Problem requirements:
Among the entries that follow, the required portion opens with the line containing "Emit a Python" and closes with the line containing "from matplotlib.ticker import MultipleLocator". Give that portion again exactly, and nothing else.

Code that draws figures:

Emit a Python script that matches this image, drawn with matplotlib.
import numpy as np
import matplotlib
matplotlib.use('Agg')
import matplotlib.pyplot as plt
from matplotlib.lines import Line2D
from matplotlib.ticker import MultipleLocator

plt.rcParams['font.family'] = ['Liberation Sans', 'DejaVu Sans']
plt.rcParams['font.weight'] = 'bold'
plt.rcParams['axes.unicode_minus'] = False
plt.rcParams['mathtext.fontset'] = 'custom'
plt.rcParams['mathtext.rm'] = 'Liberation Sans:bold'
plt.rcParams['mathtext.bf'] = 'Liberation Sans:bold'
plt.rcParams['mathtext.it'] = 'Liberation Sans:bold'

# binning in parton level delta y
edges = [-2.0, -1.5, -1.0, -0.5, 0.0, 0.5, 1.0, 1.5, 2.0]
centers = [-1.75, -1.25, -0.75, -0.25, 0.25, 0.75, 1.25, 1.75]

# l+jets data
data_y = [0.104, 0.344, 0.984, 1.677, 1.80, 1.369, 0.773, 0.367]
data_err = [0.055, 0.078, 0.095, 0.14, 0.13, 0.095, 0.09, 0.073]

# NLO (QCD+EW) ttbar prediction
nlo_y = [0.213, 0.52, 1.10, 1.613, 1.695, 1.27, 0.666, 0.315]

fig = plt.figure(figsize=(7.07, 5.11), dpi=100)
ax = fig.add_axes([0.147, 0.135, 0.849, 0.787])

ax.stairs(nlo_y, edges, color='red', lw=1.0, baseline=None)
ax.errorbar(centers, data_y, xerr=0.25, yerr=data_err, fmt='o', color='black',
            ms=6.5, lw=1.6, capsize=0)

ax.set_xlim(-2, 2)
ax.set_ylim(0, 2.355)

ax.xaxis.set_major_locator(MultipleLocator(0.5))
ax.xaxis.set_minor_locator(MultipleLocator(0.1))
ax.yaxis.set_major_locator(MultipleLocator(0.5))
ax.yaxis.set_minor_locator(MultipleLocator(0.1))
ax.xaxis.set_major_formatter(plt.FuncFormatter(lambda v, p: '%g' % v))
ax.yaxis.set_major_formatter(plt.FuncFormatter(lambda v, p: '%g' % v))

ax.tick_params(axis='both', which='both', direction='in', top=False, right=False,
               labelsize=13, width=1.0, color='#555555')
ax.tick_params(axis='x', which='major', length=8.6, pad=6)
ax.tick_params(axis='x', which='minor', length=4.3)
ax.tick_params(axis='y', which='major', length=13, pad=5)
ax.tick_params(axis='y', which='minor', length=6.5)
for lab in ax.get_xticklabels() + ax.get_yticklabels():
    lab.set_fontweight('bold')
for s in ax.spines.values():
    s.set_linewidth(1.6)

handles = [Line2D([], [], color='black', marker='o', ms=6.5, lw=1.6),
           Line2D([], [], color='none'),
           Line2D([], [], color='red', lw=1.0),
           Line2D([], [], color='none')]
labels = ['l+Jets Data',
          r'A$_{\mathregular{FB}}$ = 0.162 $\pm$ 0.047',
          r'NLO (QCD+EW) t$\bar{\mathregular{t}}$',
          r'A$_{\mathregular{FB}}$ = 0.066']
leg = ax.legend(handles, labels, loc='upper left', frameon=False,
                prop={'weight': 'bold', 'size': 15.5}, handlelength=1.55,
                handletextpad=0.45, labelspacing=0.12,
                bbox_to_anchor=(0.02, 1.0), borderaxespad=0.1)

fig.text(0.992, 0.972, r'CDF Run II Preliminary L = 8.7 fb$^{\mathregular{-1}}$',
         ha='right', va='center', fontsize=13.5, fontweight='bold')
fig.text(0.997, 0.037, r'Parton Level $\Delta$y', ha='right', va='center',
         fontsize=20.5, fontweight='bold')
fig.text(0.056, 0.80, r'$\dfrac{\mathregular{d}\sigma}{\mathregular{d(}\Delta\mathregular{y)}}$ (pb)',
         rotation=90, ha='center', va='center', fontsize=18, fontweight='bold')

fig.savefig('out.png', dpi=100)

---

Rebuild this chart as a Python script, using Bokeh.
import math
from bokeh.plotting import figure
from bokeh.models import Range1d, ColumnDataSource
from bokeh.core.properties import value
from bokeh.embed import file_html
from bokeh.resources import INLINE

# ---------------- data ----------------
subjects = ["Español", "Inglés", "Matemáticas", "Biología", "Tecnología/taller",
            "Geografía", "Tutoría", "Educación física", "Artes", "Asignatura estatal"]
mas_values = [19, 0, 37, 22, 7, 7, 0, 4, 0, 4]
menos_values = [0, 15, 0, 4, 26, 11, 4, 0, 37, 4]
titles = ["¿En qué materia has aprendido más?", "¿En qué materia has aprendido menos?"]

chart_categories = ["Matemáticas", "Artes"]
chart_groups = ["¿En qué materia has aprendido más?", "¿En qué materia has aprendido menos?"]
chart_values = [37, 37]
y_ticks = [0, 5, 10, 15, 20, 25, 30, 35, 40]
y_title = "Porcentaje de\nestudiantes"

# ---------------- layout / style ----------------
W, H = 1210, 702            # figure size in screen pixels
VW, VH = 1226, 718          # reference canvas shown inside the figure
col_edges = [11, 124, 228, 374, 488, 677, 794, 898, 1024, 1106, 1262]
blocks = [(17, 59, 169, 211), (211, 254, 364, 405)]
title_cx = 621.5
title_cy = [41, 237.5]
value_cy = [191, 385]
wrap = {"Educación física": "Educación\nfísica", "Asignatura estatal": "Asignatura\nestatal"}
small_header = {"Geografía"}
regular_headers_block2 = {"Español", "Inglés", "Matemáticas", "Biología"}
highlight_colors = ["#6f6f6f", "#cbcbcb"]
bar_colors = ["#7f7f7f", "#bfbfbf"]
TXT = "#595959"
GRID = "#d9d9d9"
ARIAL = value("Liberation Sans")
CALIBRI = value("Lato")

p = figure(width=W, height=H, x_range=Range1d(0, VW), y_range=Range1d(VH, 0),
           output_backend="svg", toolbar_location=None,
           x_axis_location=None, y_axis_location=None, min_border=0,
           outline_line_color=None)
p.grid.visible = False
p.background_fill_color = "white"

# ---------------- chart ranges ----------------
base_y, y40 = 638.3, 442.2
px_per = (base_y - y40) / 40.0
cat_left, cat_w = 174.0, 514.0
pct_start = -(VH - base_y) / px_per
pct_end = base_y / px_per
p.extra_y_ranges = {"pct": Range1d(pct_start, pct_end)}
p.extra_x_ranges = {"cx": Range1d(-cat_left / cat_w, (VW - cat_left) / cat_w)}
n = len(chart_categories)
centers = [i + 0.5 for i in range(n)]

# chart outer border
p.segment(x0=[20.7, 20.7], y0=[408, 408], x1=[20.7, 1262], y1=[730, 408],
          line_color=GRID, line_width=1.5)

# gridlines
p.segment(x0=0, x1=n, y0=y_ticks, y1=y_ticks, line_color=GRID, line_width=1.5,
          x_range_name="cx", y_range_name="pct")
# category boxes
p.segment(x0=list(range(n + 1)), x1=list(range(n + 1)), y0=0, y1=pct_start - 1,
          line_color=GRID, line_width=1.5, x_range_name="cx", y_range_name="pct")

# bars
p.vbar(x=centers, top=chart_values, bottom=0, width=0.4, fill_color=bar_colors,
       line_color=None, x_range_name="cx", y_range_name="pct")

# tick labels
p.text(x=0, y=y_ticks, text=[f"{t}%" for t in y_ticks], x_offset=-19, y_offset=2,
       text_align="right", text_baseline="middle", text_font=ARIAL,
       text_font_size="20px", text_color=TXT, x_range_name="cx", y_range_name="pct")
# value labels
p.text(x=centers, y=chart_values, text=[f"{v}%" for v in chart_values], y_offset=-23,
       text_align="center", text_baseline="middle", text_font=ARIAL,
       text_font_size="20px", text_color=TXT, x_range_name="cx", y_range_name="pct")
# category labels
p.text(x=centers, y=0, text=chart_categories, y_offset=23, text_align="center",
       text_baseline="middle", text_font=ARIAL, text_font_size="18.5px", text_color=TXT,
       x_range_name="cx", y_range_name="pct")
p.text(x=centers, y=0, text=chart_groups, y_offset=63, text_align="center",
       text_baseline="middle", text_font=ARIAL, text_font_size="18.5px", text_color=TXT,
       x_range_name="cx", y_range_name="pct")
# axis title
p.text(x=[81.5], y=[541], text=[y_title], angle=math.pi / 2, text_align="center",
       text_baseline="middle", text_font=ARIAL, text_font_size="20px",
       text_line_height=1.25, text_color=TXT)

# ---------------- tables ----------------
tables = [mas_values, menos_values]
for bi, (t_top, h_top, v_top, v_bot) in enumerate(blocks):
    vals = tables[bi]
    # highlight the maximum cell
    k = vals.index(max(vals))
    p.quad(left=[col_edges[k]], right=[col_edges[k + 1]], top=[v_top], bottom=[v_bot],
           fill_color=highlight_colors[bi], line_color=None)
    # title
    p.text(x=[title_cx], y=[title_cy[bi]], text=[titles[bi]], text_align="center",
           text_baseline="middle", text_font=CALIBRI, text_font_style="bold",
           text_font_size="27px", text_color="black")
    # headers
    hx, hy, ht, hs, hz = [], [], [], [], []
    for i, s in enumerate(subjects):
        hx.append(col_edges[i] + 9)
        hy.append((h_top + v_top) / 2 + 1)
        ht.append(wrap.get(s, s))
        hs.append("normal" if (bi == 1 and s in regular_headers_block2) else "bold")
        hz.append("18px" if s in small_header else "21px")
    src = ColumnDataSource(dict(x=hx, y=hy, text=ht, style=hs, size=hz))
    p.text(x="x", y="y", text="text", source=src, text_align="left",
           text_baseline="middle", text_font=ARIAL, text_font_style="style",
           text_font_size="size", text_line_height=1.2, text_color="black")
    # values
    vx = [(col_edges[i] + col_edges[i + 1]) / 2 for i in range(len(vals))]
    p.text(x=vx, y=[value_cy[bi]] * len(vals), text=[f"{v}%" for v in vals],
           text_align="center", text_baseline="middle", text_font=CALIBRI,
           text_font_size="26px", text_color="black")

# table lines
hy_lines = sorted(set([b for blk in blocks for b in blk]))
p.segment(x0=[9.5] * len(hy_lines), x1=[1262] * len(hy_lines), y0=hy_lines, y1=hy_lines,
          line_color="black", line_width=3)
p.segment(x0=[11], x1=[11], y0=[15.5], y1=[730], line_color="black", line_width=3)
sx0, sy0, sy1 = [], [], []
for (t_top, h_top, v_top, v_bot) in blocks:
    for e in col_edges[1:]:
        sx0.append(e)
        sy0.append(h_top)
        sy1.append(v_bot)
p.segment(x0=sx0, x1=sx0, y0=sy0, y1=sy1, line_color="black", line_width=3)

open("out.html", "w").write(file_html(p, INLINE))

Completed task:
Emit a Python script that matches this image, drawn with matplotlib.
import numpy as np
import matplotlib
matplotlib.use('Agg')
import matplotlib.pyplot as plt
from matplotlib.lines import Line2D
from matplotlib.ticker import MultipleLocator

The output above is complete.